**BRIEF**
The lines to be extracted run from the start of the listing through the line containing "const yAxisTitle = 'Dose rate [rad/h]';"; copy them exactly and nothing else.

**SUPPLIED DATA**
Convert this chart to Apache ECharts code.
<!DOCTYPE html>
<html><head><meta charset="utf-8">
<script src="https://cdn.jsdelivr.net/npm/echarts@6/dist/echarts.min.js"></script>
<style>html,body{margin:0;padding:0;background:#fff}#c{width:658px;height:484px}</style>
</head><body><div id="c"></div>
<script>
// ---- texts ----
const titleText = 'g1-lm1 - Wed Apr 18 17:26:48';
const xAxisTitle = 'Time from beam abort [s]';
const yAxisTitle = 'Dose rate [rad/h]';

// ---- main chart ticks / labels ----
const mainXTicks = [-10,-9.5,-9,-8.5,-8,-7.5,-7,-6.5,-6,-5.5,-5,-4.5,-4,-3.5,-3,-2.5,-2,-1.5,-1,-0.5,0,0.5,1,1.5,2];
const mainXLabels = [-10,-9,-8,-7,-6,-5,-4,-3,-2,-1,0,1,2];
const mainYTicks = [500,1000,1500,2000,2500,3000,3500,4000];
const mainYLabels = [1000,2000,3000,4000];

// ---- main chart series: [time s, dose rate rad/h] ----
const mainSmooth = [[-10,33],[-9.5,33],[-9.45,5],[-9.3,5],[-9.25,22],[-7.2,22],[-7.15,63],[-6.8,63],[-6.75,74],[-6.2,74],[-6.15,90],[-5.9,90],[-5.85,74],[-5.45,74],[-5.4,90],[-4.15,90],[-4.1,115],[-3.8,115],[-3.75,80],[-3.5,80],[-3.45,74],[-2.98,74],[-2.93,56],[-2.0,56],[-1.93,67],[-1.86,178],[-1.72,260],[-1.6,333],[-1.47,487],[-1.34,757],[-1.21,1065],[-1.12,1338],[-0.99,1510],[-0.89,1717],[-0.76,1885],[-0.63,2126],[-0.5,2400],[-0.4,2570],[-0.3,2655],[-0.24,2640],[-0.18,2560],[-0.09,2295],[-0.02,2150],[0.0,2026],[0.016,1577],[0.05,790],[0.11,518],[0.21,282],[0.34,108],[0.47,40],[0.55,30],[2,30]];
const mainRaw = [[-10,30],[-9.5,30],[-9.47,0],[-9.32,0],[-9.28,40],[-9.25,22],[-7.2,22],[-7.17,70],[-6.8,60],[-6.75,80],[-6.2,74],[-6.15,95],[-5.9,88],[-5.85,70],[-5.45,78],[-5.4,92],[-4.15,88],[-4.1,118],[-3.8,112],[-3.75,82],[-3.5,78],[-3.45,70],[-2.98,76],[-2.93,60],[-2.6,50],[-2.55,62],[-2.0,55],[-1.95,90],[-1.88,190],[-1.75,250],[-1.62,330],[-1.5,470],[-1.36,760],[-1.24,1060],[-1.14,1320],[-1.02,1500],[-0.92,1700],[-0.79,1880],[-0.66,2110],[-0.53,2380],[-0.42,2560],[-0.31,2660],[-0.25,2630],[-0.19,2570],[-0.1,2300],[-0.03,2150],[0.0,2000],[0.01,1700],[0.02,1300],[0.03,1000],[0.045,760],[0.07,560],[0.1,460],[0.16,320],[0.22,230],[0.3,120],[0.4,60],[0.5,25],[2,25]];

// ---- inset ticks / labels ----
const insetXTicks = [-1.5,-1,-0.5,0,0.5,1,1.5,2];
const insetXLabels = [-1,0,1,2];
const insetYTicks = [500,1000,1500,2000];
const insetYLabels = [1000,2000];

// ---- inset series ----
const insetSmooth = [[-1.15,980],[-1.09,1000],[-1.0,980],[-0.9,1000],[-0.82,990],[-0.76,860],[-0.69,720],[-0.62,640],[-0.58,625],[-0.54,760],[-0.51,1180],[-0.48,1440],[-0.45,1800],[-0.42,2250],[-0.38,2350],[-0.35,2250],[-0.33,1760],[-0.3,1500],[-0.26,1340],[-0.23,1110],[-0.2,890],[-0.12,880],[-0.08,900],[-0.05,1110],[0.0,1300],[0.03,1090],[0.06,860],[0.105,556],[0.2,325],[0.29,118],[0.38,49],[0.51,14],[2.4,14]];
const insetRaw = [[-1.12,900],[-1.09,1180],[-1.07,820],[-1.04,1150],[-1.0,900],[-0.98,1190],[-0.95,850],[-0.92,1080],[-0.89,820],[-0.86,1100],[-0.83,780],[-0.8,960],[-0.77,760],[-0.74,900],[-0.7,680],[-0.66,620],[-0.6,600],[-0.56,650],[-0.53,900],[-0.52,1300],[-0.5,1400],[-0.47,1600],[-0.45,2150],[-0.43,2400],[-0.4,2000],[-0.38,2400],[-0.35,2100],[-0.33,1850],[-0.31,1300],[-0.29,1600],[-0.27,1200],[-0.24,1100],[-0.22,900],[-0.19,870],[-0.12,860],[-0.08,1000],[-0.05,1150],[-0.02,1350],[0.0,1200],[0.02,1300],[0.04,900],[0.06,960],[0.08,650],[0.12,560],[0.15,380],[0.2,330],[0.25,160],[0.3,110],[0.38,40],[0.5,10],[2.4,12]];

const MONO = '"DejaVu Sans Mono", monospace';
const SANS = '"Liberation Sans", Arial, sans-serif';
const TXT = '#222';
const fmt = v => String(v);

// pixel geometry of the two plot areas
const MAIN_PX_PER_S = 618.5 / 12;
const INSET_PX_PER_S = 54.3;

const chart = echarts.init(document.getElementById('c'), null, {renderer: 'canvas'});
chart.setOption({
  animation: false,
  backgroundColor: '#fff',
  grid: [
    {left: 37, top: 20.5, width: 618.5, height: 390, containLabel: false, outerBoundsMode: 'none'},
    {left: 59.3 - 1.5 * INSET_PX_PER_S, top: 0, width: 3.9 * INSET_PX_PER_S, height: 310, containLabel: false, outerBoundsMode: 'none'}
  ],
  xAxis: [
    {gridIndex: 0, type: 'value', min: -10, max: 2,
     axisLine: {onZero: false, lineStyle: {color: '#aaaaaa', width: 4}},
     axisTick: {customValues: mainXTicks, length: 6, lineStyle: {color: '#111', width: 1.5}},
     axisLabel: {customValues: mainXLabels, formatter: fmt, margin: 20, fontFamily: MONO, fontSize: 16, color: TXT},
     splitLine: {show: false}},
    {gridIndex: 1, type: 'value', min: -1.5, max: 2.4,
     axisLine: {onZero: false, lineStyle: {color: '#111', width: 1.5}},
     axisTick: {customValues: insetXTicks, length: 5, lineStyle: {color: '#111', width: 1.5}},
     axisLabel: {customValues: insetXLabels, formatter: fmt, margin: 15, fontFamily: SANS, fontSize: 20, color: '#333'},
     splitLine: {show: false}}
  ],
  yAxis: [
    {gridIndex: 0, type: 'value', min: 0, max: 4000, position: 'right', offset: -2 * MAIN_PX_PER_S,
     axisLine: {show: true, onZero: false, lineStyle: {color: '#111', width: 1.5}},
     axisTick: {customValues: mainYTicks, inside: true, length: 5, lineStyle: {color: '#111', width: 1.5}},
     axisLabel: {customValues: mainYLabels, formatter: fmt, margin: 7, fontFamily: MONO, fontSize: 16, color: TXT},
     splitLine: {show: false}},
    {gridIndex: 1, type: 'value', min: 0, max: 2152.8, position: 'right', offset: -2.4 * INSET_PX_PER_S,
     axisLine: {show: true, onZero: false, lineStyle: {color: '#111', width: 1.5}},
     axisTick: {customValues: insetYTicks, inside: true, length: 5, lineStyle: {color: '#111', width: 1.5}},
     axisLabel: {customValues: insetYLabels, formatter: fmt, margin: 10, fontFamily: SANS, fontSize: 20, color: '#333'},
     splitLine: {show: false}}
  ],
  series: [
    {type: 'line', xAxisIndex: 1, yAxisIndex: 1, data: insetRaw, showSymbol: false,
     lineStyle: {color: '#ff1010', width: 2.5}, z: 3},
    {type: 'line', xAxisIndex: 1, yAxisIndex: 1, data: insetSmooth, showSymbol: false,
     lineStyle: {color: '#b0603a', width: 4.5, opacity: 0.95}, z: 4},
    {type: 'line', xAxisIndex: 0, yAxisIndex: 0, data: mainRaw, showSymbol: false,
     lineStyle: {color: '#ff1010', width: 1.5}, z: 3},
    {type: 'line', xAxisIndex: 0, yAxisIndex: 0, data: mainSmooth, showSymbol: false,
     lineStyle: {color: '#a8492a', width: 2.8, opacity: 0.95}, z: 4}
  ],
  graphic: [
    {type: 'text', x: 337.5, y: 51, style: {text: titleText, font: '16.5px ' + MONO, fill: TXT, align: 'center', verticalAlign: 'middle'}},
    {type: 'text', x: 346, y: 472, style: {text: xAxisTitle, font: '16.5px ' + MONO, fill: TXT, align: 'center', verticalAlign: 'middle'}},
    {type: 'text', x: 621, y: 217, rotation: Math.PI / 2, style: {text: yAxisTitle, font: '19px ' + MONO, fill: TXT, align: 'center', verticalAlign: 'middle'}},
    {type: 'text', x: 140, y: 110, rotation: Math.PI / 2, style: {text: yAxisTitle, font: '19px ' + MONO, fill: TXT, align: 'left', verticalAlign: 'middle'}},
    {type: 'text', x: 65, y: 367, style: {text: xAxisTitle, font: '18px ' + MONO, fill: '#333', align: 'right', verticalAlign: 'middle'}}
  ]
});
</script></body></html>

**ANSWER**
Convert this chart to Apache ECharts code.
<!DOCTYPE html>
<html><head><meta charset="utf-8">
<script src="https://cdn.jsdelivr.net/npm/echarts@6/dist/echarts.min.js"></script>
<style>html,body{margin:0;padding:0;background:#fff}#c{width:658px;height:484px}</style>
</head><body><div id="c"></div>
<script>
// ---- texts ----
const titleText = 'g1-lm1 - Wed Apr 18 17:26:48';
const xAxisTitle = 'Time from beam abort [s]';
const yAxisTitle = 'Dose rate [rad/h]';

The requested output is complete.